=== WRITTEN INSTRUCTION ===
Copy exactly the lines from the beginning of the data down to and including the line holding "pts.map(([x, y]) =>", without any pictures.
START
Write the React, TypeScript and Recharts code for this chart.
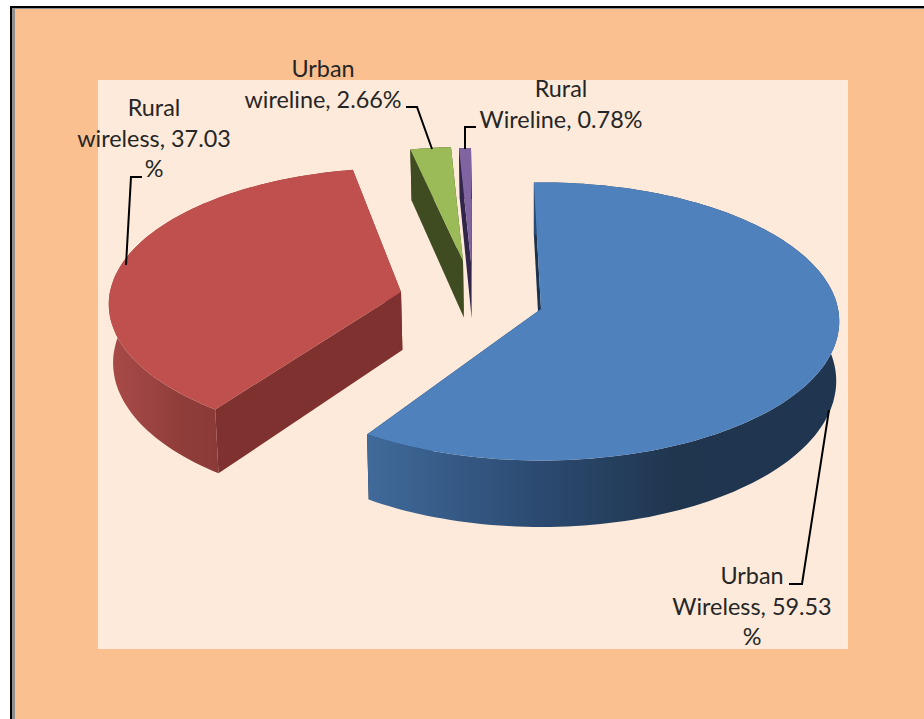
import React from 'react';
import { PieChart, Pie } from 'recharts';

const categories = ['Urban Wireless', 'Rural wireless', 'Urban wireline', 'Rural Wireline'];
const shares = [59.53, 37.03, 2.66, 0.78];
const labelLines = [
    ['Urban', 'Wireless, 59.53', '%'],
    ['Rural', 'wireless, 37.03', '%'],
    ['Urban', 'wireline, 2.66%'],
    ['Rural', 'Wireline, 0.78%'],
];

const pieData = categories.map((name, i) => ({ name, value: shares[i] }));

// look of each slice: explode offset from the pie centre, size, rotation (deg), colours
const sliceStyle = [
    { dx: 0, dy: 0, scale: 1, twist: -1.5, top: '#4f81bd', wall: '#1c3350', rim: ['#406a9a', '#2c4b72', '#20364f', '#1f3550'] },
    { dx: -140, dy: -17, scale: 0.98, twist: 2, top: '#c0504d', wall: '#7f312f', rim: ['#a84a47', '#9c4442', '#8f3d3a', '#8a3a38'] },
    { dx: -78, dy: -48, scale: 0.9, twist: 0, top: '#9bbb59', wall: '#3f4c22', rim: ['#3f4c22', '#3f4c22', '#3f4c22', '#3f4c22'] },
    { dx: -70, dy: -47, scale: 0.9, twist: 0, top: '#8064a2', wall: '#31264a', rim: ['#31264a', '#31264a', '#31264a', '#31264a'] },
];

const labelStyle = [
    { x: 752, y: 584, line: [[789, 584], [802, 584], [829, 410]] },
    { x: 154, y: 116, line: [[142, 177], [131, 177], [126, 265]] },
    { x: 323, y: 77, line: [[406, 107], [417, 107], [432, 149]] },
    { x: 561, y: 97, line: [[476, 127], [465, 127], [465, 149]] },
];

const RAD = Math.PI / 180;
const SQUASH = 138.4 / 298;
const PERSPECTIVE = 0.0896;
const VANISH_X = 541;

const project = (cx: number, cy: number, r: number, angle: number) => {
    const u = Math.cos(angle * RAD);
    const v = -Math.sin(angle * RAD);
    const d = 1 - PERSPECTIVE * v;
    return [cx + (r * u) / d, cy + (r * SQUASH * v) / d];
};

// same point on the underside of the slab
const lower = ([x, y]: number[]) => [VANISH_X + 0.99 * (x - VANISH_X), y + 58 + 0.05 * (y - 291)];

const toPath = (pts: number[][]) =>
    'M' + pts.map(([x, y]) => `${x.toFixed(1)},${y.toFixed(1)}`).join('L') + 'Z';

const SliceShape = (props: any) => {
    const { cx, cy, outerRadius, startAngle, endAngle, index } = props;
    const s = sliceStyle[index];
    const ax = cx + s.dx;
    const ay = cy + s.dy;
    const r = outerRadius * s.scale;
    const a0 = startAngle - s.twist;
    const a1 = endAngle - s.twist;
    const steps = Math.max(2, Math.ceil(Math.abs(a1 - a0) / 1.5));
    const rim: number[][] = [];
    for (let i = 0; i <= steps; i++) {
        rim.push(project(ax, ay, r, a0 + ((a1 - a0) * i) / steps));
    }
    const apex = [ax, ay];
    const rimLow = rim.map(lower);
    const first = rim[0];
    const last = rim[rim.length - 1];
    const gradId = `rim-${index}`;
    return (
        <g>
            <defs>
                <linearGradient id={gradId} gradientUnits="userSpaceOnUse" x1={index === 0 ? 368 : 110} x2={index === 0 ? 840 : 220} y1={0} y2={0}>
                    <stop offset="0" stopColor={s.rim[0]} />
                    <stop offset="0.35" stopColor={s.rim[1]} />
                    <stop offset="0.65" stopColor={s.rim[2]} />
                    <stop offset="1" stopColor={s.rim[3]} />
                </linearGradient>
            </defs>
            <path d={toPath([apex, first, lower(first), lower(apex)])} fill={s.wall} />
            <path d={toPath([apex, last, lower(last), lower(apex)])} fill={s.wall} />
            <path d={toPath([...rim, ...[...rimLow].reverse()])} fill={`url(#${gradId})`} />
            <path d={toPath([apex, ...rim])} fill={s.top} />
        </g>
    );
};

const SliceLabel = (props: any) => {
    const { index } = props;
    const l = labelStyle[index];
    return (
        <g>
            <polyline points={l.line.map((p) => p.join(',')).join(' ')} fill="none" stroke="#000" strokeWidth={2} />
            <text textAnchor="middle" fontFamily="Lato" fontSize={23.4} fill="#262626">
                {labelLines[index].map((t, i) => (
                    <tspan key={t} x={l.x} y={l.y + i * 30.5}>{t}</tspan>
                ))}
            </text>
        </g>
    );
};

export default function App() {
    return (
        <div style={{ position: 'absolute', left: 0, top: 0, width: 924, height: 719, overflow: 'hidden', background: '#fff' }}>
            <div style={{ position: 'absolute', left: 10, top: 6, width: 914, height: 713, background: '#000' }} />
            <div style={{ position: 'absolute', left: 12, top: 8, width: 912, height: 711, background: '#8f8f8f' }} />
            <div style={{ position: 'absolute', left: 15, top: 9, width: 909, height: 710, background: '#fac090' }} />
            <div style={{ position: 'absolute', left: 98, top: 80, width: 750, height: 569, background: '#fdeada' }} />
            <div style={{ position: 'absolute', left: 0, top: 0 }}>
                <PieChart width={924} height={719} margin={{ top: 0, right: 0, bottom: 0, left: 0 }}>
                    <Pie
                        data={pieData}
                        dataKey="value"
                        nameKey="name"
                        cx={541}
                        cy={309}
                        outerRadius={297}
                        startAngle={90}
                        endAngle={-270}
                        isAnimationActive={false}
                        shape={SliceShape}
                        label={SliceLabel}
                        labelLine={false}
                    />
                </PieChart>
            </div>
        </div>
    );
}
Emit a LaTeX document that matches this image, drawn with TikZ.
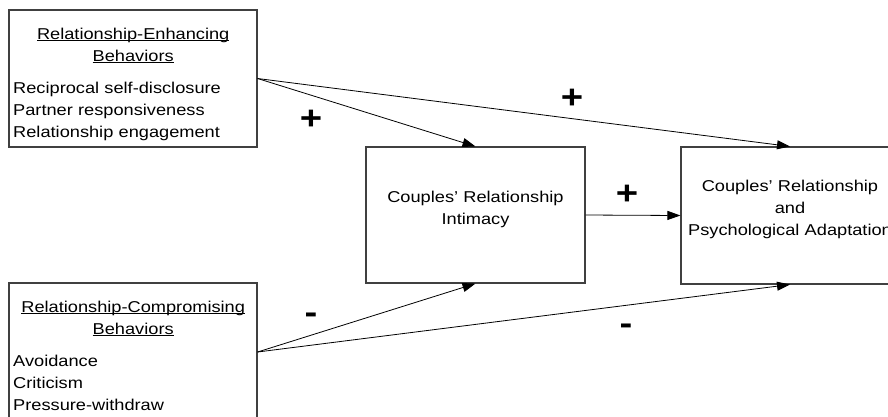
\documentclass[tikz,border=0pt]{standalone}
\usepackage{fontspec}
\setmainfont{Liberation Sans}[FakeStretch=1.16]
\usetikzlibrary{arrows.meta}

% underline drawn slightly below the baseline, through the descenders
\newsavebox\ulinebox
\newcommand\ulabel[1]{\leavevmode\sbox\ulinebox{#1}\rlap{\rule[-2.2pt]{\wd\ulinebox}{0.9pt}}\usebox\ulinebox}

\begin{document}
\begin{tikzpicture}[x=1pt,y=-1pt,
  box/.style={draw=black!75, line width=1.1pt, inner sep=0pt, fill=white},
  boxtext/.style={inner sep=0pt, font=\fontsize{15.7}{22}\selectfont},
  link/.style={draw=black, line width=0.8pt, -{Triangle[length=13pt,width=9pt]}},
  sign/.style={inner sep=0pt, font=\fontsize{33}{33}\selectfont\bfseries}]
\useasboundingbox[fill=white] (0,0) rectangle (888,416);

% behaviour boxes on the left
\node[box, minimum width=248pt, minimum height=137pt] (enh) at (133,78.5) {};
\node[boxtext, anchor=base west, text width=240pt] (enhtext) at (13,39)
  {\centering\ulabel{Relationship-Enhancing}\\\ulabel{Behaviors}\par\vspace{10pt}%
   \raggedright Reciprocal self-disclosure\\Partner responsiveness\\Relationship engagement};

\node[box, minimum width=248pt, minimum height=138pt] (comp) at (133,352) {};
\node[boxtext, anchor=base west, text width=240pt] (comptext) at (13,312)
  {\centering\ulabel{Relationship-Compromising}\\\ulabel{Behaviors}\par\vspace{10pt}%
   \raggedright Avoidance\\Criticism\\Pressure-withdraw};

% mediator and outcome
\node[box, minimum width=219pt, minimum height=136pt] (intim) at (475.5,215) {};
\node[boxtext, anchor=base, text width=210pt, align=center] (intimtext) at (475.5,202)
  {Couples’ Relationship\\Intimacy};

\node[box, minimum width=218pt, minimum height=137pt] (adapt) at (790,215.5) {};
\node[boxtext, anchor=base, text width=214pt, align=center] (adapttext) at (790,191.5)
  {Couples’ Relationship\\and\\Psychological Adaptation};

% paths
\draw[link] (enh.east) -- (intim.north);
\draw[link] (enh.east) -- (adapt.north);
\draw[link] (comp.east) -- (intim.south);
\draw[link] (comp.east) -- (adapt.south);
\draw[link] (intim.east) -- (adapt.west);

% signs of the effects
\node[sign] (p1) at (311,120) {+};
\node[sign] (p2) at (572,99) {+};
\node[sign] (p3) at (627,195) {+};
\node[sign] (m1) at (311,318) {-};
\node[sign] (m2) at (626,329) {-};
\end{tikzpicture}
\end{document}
END
=== THE REPLY ===
Write the React, TypeScript and Recharts code for this chart.
import React from 'react';
import { PieChart, Pie } from 'recharts';

const categories = ['Urban Wireless', 'Rural wireless', 'Urban wireline', 'Rural Wireline'];
const shares = [59.53, 37.03, 2.66, 0.78];
const labelLines = [
    ['Urban', 'Wireless, 59.53', '%'],
    ['Rural', 'wireless, 37.03', '%'],
    ['Urban', 'wireline, 2.66%'],
    ['Rural', 'Wireline, 0.78%'],
];

const pieData = categories.map((name, i) => ({ name, value: shares[i] }));

// look of each slice: explode offset from the pie centre, size, rotation (deg), colours
const sliceStyle = [
    { dx: 0, dy: 0, scale: 1, twist: -1.5, top: '#4f81bd', wall: '#1c3350', rim: ['#406a9a', '#2c4b72', '#20364f', '#1f3550'] },
    { dx: -140, dy: -17, scale: 0.98, twist: 2, top: '#c0504d', wall: '#7f312f', rim: ['#a84a47', '#9c4442', '#8f3d3a', '#8a3a38'] },
    { dx: -78, dy: -48, scale: 0.9, twist: 0, top: '#9bbb59', wall: '#3f4c22', rim: ['#3f4c22', '#3f4c22', '#3f4c22', '#3f4c22'] },
    { dx: -70, dy: -47, scale: 0.9, twist: 0, top: '#8064a2', wall: '#31264a', rim: ['#31264a', '#31264a', '#31264a', '#31264a'] },
];

const labelStyle = [
    { x: 752, y: 584, line: [[789, 584], [802, 584], [829, 410]] },
    { x: 154, y: 116, line: [[142, 177], [131, 177], [126, 265]] },
    { x: 323, y: 77, line: [[406, 107], [417, 107], [432, 149]] },
    { x: 561, y: 97, line: [[476, 127], [465, 127], [465, 149]] },
];

const RAD = Math.PI / 180;
const SQUASH = 138.4 / 298;
const PERSPECTIVE = 0.0896;
const VANISH_X = 541;

const project = (cx: number, cy: number, r: number, angle: number) => {
    const u = Math.cos(angle * RAD);
    const v = -Math.sin(angle * RAD);
    const d = 1 - PERSPECTIVE * v;
    return [cx + (r * u) / d, cy + (r * SQUASH * v) / d];
};

// same point on the underside of the slab
const lower = ([x, y]: number[]) => [VANISH_X + 0.99 * (x - VANISH_X), y + 58 + 0.05 * (y - 291)];

const toPath = (pts: number[][]) =>
    'M' + pts.map(([x, y]) => `${x.toFixed(1)},${y.toFixed(1)}`).join('L') + 'Z';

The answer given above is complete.